Para homenagear Lima Barreto, Mussa concorda com a escolha de Simas:

— Apesar do samba não ser assunto na obra de Lima, o samba "33" representa muito. Lima Barreto era passageiro do trem, e ele escreveu sobre isso, sobre a rua. Mas diferentemente de muitos autores, o fez de uma maneira íntima. Não como um observador externo — ponderou.

Para ele, um dos pontos importantes da homenagem à Lima Barreto é tratar dessa literatura humanizada feita sobre a rua e com a vivência da rua, de participante ativo dos processos.

— Muitas vezes se fala das ruas de um ponto de vista afastado. Lima Barreto, pelo contrário, falava com proximidade da rua e do seu tempo. Ele escrevia não para a posteridade, mas sim para o momento em que viveu e isso fez dele eterno — comentou o autor.

Para ele, a nova posição cultural do Rio de Janeiro, que “perdeu o posto de capital cultural do país para São Paulo”, se engrandece na literatura mais particular, intrinsecamente carioca.

— Tolstoi disse uma vez que quando mais particulares sobre sua aldeia, mais universais eram seus livros. É o caso de Lima, que ao criar o primeiro malandro especificamente carioca, no “O Homem Que Sabia Javanês”, também fez um personagem de significância universal — argumentou o autor.

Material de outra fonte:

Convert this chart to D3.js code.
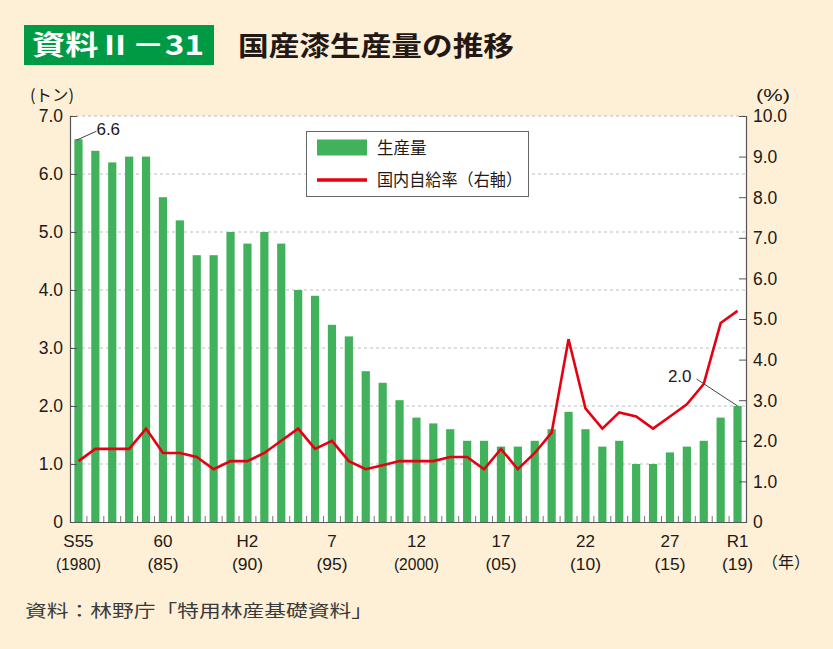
<!DOCTYPE html>
<html><head><meta charset="utf-8">
<script src="https://cdn.jsdelivr.net/npm/d3@7"></script>
<style>
html,body{margin:0;padding:0;background:#fdf0d6;}
svg{display:block;}
text{font-family:"Liberation Sans","Noto Sans CJK JP",sans-serif;}
.jp{font-family:"Noto Sans CJK JP",sans-serif;}
</style></head>
<body>
<script>
const years = d3.range(1980, 2020);
const production = [6.6,6.4,6.2,6.3,6.3,5.6,5.2,4.6,4.6,5.0,4.8,5.0,4.8,4.0,3.9,3.4,3.2,2.6,2.4,2.1,1.8,1.7,1.6,1.4,1.4,1.3,1.3,1.4,1.6,1.9,1.6,1.3,1.4,1.0,1.0,1.2,1.3,1.4,1.8,2.0];
const selfRate = [1.5,1.8,1.8,1.8,2.3,1.7,1.7,1.6,1.3,1.5,1.5,1.7,2.0,2.3,1.8,2.0,1.5,1.3,1.4,1.5,1.5,1.5,1.6,1.6,1.3,1.8,1.3,1.7,2.2,4.5,2.8,2.3,2.7,2.6,2.3,2.6,2.9,3.4,4.9,5.2];
const xLabelYears = [1980,1985,1990,1995,2000,2005,2010,2015,2019];
const xLabels1 = ["S55","60","H2","7","12","17","22","27","R1"];
const xLabels2 = ["(1980)","(85)","(90)","(95)","(2000)","(05)","(10)","(15)","(19)"];
const leftTicks = [0,1,2,3,4,5,6,7];
const rightTicks = [0,1,2,3,4,5,6,7,8,9,10];

const W = 833, H = 649;
const m = {l:70, r:746, t:116, b:522};
const svg = d3.select("body").append("svg").attr("width", W).attr("height", H);
svg.append("rect").attr("width", W).attr("height", H).attr("fill", "#fdf0d6");

const x = d3.scaleBand().domain(years).range([m.l, m.r]).paddingInner(0).paddingOuter(0);
const yL = d3.scaleLinear().domain([0,7]).range([m.b, m.t]);
const yR = d3.scaleLinear().domain([0,10]).range([m.b, m.t]);

// plot background
svg.append("rect").attr("x", m.l).attr("y", m.t).attr("width", m.r - m.l).attr("height", m.b - m.t).attr("fill", "#ffffff");

// gridlines
svg.append("g").selectAll("line").data(leftTicks.filter(d => d > 0)).join("line")
  .attr("x1", m.l).attr("x2", m.r).attr("y1", d => yL(d)).attr("y2", d => yL(d))
  .attr("stroke", "#bdbdbd").attr("stroke-width", 1).attr("stroke-dasharray", "3,3");

// bars
const bw = 8.2;
svg.append("g").selectAll("rect").data(years).join("rect")
  .attr("x", (d) => x(d) + x.bandwidth()/2 - bw/2)
  .attr("y", (d,i) => yL(production[i]))
  .attr("width", bw)
  .attr("height", (d,i) => m.b - yL(production[i]))
  .attr("fill", "#42b15c");

// line
const line = d3.line().x((d,i) => x(years[i]) + x.bandwidth()/2).y(d => yR(d));
svg.append("path").datum(selfRate).attr("d", line).attr("fill", "none")
  .attr("stroke", "#e60012").attr("stroke-width", 2.6).attr("stroke-linejoin", "miter");

// axes
const axisColor = "#555";
const gL = svg.append("g").attr("transform", `translate(${m.l},0)`)
  .call(d3.axisRight(yL).tickValues(leftTicks).tickSize(7).tickFormat(""));
gL.select(".domain").attr("stroke", axisColor).attr("stroke-width", 1.2);
gL.selectAll(".tick line").attr("stroke", axisColor);
svg.append("g").selectAll("text").data(leftTicks).join("text")
  .attr("x", 63).attr("y", d => yL(d)).attr("dy", "0.36em").attr("text-anchor", "end")
  .attr("font-size", 17.5).attr("fill", "#231815").text(d => d === 0 ? "0" : d.toFixed(1));

const gR = svg.append("g").attr("transform", `translate(${m.r},0)`)
  .call(d3.axisLeft(yR).tickValues(rightTicks).tickSize(7).tickFormat(""));
gR.select(".domain").attr("stroke", axisColor).attr("stroke-width", 1.2);
gR.selectAll(".tick line").attr("stroke", axisColor);
svg.append("g").selectAll("text").data(rightTicks).join("text")
  .attr("x", 753).attr("y", d => yR(d)).attr("dy", "0.36em").attr("text-anchor", "start")
  .attr("font-size", 17.5).attr("fill", "#231815").text(d => d === 0 ? "0" : d.toFixed(1));

// x axis
const boundaries = years.slice(1).map(d => x(d));
const gX = svg.append("g").attr("transform", `translate(0,${m.b})`)
  .call(d3.axisTop(x).tickValues([]).tickSizeOuter(0));
gX.select(".domain").attr("stroke", axisColor).attr("stroke-width", 1.2);
svg.append("g").selectAll("line").data(boundaries).join("line")
  .attr("x1", d => d).attr("x2", d => d).attr("y1", m.b).attr("y2", m.b - 6)
  .attr("stroke", "#777").attr("stroke-width", 1);

svg.append("g").selectAll("text").data(xLabelYears).join("text")
  .attr("x", d => x(d) + x.bandwidth()/2).attr("y", 547).attr("text-anchor", "middle")
  .attr("font-size", 17).attr("fill", "#231815").text((d,i) => xLabels1[i]);
svg.append("g").selectAll("text").data(xLabelYears).join("text")
  .attr("x", d => x(d) + x.bandwidth()/2).attr("y", 570).attr("text-anchor", "middle")
  .attr("font-size", 17).attr("fill", "#231815")
  .attr("textLength", (d,i) => 17 + (xLabels2[i].length - 2) * 7).attr("lengthAdjust", "spacingAndGlyphs")
  .text((d,i) => xLabels2[i]);
svg.append("text").attr("class","jp").attr("x", 786).attr("y", 568).attr("text-anchor", "middle")
  .attr("font-size", 16).attr("fill", "#231815").text("（年）");

// unit labels
svg.append("text").attr("class","jp").attr("x", 30).attr("y", 101).attr("font-size", 16).attr("fill", "#231815")
  .attr("textLength", 44).attr("lengthAdjust", "spacingAndGlyphs").text("(トン)");
svg.append("text").attr("x", 773).attr("y", 101).attr("text-anchor", "middle").attr("font-size", 16).attr("fill", "#231815")
  .attr("textLength", 34).attr("lengthAdjust", "spacingAndGlyphs").text("(%)");

// annotations
const i0 = 0, iN = years.length - 1;
const ax0 = x(years[i0]) + x.bandwidth()/2, ay0 = yL(production[i0]);
svg.append("line").attr("x1", ax0 - 2).attr("y1", ay0 + 1).attr("x2", ax0 + 18).attr("y2", ay0 - 8)
  .attr("stroke", "#444").attr("stroke-width", 1);
svg.append("text").attr("x", ax0 + 18).attr("y", ay0 - 4).attr("font-size", 17).attr("fill", "#231815")
  .text(production[i0].toFixed(1));
const axN = x(years[iN]) + x.bandwidth()/2, ayN = yL(production[iN]);
svg.append("line").attr("x1", axN).attr("y1", ayN).attr("x2", axN - 41).attr("y2", ayN - 27)
  .attr("stroke", "#444").attr("stroke-width", 1);
svg.append("text").attr("x", axN - 46).attr("y", ayN - 24).attr("text-anchor", "end").attr("font-size", 17).attr("fill", "#231815")
  .text(production[iN].toFixed(1));

// legend
const lg = svg.append("g");
lg.append("rect").attr("x", 306.5).attr("y", 131.5).attr("width", 222).attr("height", 65)
  .attr("fill", "#fff").attr("stroke", "#666").attr("stroke-width", 1);
lg.append("rect").attr("x", 317).attr("y", 139.5).attr("width", 50).attr("height", 16).attr("fill", "#42b15c");
lg.append("line").attr("x1", 317).attr("x2", 367).attr("y1", 180).attr("y2", 180).attr("stroke", "#e60012").attr("stroke-width", 3.5);
lg.append("text").attr("class","jp").attr("x", 377).attr("y", 154).attr("font-size", 16.5).attr("fill", "#231815").text("生産量");
lg.append("text").attr("class","jp").attr("x", 377).attr("y", 186).attr("font-size", 16.5).attr("fill", "#231815")
  .attr("textLength", 145).attr("lengthAdjust", "spacingAndGlyphs").text("国内自給率（右軸）");

// title
svg.append("rect").attr("x", 24).attr("y", 25).attr("width", 190).attr("height", 40).attr("fill", "#009a44");
svg.append("text").attr("class","jp").attr("x", 32).attr("y", 55).attr("font-size", 27).attr("font-weight", "bold")
  .attr("fill", "#fff").attr("textLength", 172).attr("lengthAdjust", "spacingAndGlyphs").text("資料Ⅱ－31");
svg.append("text").attr("class","jp").attr("x", 238).attr("y", 56).attr("font-size", 27).attr("font-weight", "bold")
  .attr("fill", "#231815").attr("textLength", 276).attr("lengthAdjust", "spacingAndGlyphs").text("国産漆生産量の推移");

// source
svg.append("text").attr("class","jp").attr("x", 25).attr("y", 617).attr("font-size", 17).attr("fill", "#3a3a3a")
  .attr("textLength", 348).attr("lengthAdjust", "spacingAndGlyphs").text("資料：林野庁「特用林産基礎資料」");
</script>
</body></html>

— A homenagem da FLIP para o Lima é especial, mas a maior de todas ele já ganhou há décadas, quando a Unidos da Tijuca desfilou com um samba enredo sobre ele — comentou Simas, em referência ao samba-enredo ‘Mulato, Pobre, Mas Livre’, de 1982.

A significância da homenagem na Avenida também é enorme para Mussa. Para o autor, o samba-enredo ocupa um espaço de poesia épica e narrativa, fazendo uma mitologia da cidade.

— Samba é literatura. E o samba-enredo tem esse ineditismo, de retomar essa função da poesia épica, quase abandonada em troca da lírica, de celebração e exaltação da história e dos heróis do povo — explica.